WhoTracks.me: Find out where you're being tracked on the web

Part two of our blog series about WhoTracks.me explains how you can easily check, how many and which trackers are active on a particular website, using the most comprehensive transparency tool for online-tracking on the web. You will also learn where the data powering WhoTracks.me comes from.

Björn GreifEditor

In the first part of our blog series we took a look at the magnitude and level of detail of information on trackers available on WhoTracks.me. Additionally, the website, which is currently in a pilot phase, provides a similar level of detail on the tracking landscape of the 500 most visited websites.

The website overview page tells you that currently nearly 83 percent of all traffic to the top 500 websites contains tracking. On average, there are nine trackers on each website and 33 tracking requests per page spying on you.

If you click on one of the 500 listed websites, you will be taken to a profile page which displays

  • what data trackers consume per page.
  • how many trackers were found on average per page.
  • how many trackers have been discovered and to which categories they belong.
  • which tracking methods were detected.
  • how high the proportion of page loads with tracking requests is in relation to total traffic.
  • the number of tracking requests per page load.

A “Tracker Map” shows to which categories and companies the trackers found on a website belong. Below the tracker map, all recognized trackers are listed again individually and can be sorted by frequency or company (alphabetically). This way, you can easily find out which trackers are active on the site and to what extent. A click on an entry takes you to the corresponding profile page of the tracker.

Where does the data come from?

WhoTracks.me builds upon the anti-tracking technology that powers Cliqz and Ghostery. Its database contains only anonymous statistical data of Cliqz users participating in the Human Web. For each page loaded in the browser (except in private tabs), Cliqz receives a message, which describes the third-party requests required to load that page. The following measures ensure that Human Web data is irreversibly anonymized:

    • Any personally identifiable information (PII) is removed before the data transfer. The address of the page is split into hostname and path, and these are both obfuscated with a truncated hash. This means that only well-known hostnames and paths can be revealed by Cliqz, and private pages will remain undecipherable. Let’s take twitter.com/username as an example: Cliqz can only find out twitter.com, because we already know that twitter.com is a popular website. But unless username is well known, Cliqz won’t be able to reverse it.
    • Third-party requests are aggregated at the subdomain level, all paths are removed (since they may contain PII), and Cliqz just sends counters of signals. For example, Cliqz would only send the number of requests which contained a cookie header for a domain.
    • Each page load is sent as an independent message and via a proxy network, which obfuscates the IP address of the sender. This prevents linking page loads back together at the server-side by looking at the IP address of the sender, for example.

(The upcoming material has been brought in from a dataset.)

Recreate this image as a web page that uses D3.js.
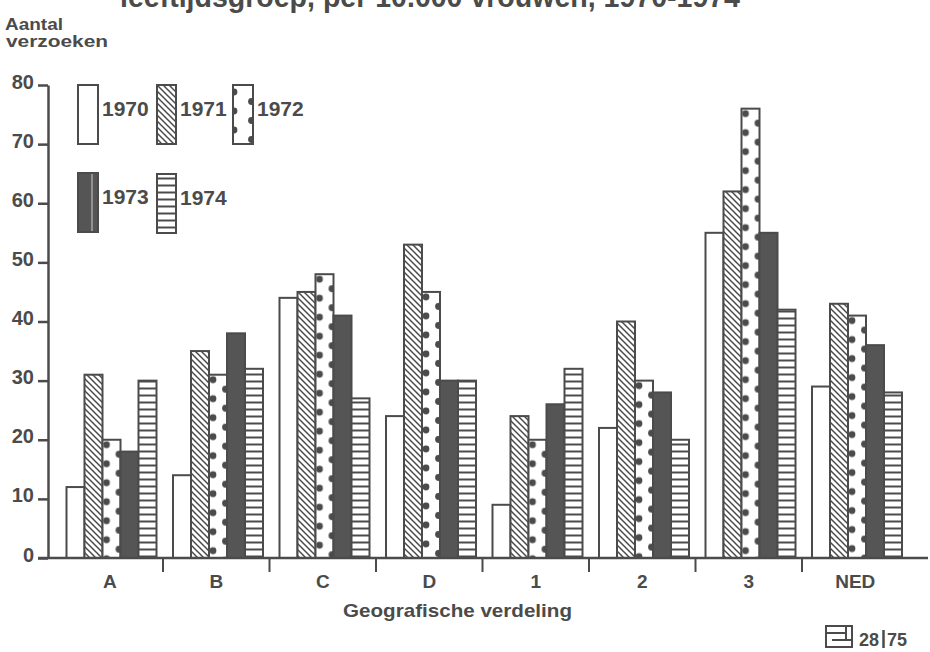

Thus, subsequent deanonymization is impossible.

The data collected was audited by external researchers in April 2017. Some theoretical attacks to link messages were found which affected a small subset of messages. These issues were subsequently fixed to remove this attack vector.

The Human Web data is primarily used to automatically generate the list of tracking domains which Cliqz anti-tracking will work on. The side-effect is that this data can also be used by WhoTracks.me to generate this census of trackers across the web.

Full transparency thanks to open source

New “Tracking the Trackers” studies will be published on WhoTracks.me, which will highlight interesting anomalies discovered in the tracker data.

The data on trackers and websites as shown on WhoTracks.me, as well as the code to generate the site itself is already open-sourced on GitHub. An API to facilitate loading the data will be provided soon.

In the medium term, you can participate in maintaining the database by reporting trackers. Your support in visualizing the data is also welcome. This way, you can actively participate in the most comprehensive transparency tool for online-tracking on the web, which is available for free to all Internet users worldwide.